You're not wrong that NYT would have a motivation to report negatively about FB. But that doesn't automatically mean that is the motive, though. All their reporting I've seen has been notable, and not hysterical. There's been additional good reporting by TechCrunch and ProPublica, I'm not sure how NYT's coverage differs.


I'm not arguing that. Just that it doesn't have to false to have a hidden agenda or bias


They're at the very least substantially misleading, sometimes to the point where I reckon people would have a more accurate view of the world if they didn't read them. For instance, the one where the New York Times pretended that giving people the ability to use manufacturer-provided smartphone apps to view content their friends shared with them was the same as giving that information to the manufacturer of their smartphone, even when it never left the device: https://www.nytimes.com/interactive/2018/06/03/technology/fa...

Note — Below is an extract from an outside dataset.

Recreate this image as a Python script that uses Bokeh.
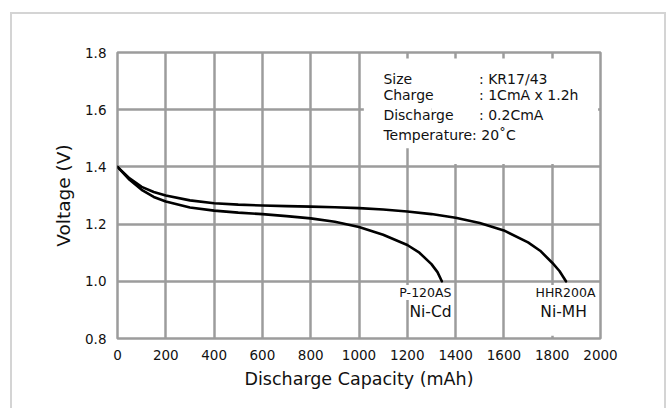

> Facebook allowed the device companies access to the data of users’ friends without their explicit consent, even after declaring that it would no longer share such information with outsiders. Some device makers could retrieve personal information even from users’ friends who believed they had barred any sharing

How do you know this information never left the device? Or, given the nature of the FB API, that it used the device at all?